A canção parece que anteviu os tempos de agora. Se há 50 anos a falta de perspectiva levava ao desbunde, hoje conduz à marginalidade. O grupo teve bastante tempo para se submeter ao teste do segundo disco. E passou com méritos. Se o repertório de Vendavais fosse o do LP de estreia, a banda teria se tornado lenda da mesma forma, mesmo com a produção tecnicamente tosca do que foi gravado na Continental, num estúdio canhestro de então. A sonoridade de Vendavais é brilhante. Os solos de guitarras na faixa título são primorosos. Igualmente em Dia a Dia, que soa como se o Ave Sangria fosse seu próprio Greta Van Fleet (nova banda americana comparada ao Led Zeppelin). Um hard rock como não se faz mais.
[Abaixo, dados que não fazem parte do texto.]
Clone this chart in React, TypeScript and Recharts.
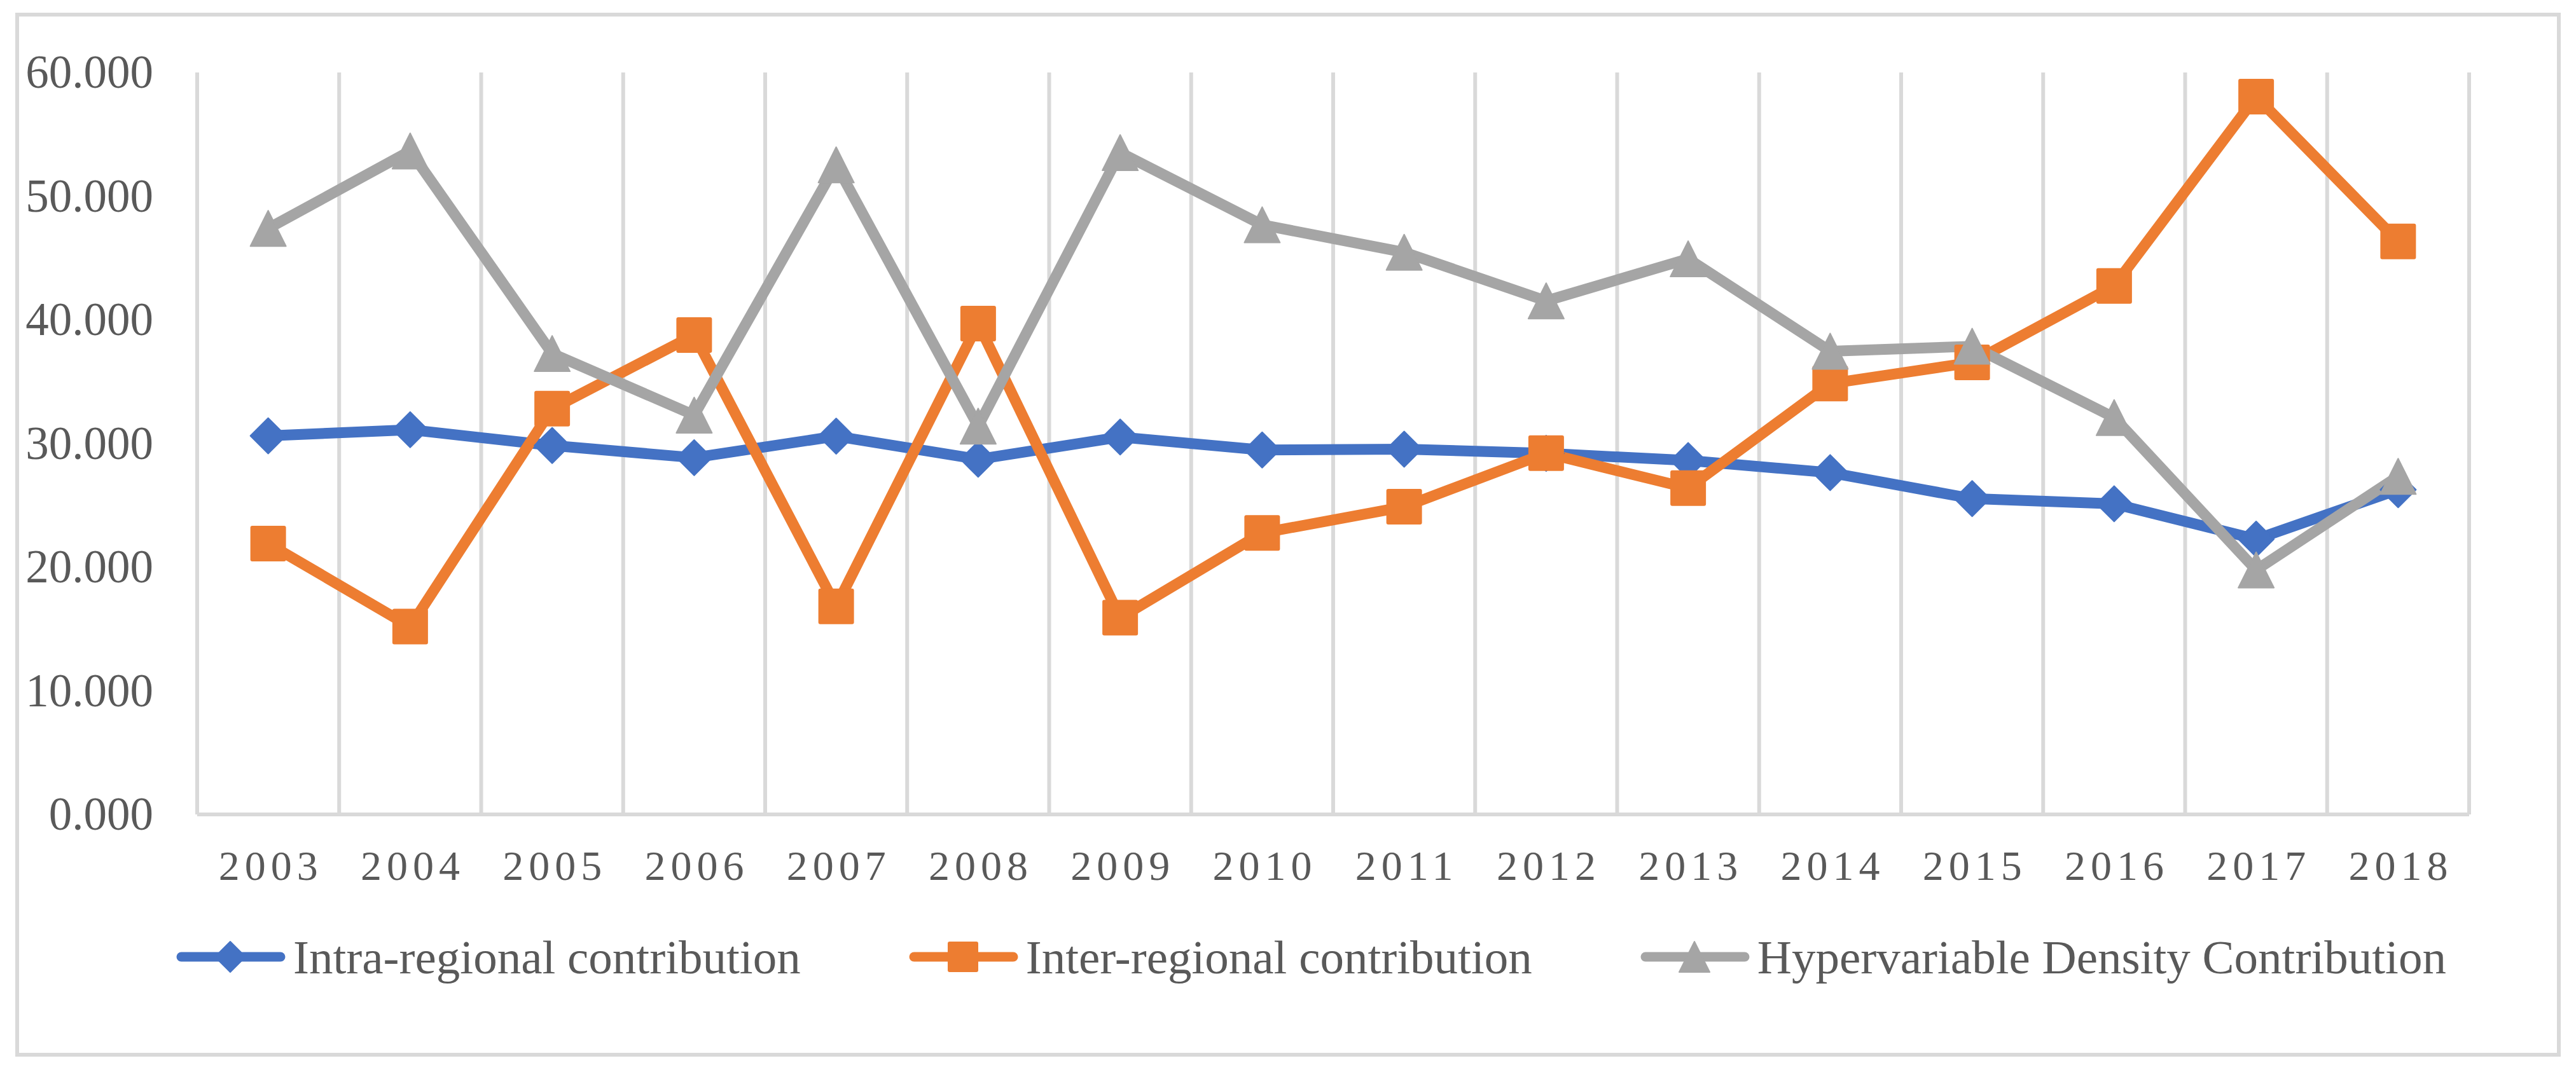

 Almir canta Olho da Noite, de Marco Polo, no ponteio da viola, lembrando a sonoridade de Paêbirú, de Lula Cortes e Zé Ramalho, que vem antes de Carícias, uma balada pop, com letra impregnada de sensualidade. Esta a faixa mais radiofônica do disco, que termina, assim como o primeiro, com um tema instrumental, Órbita, de Paulo Rafael. Um álbum surpreendente, não só pela qualidade, mas por toda história que o envolve.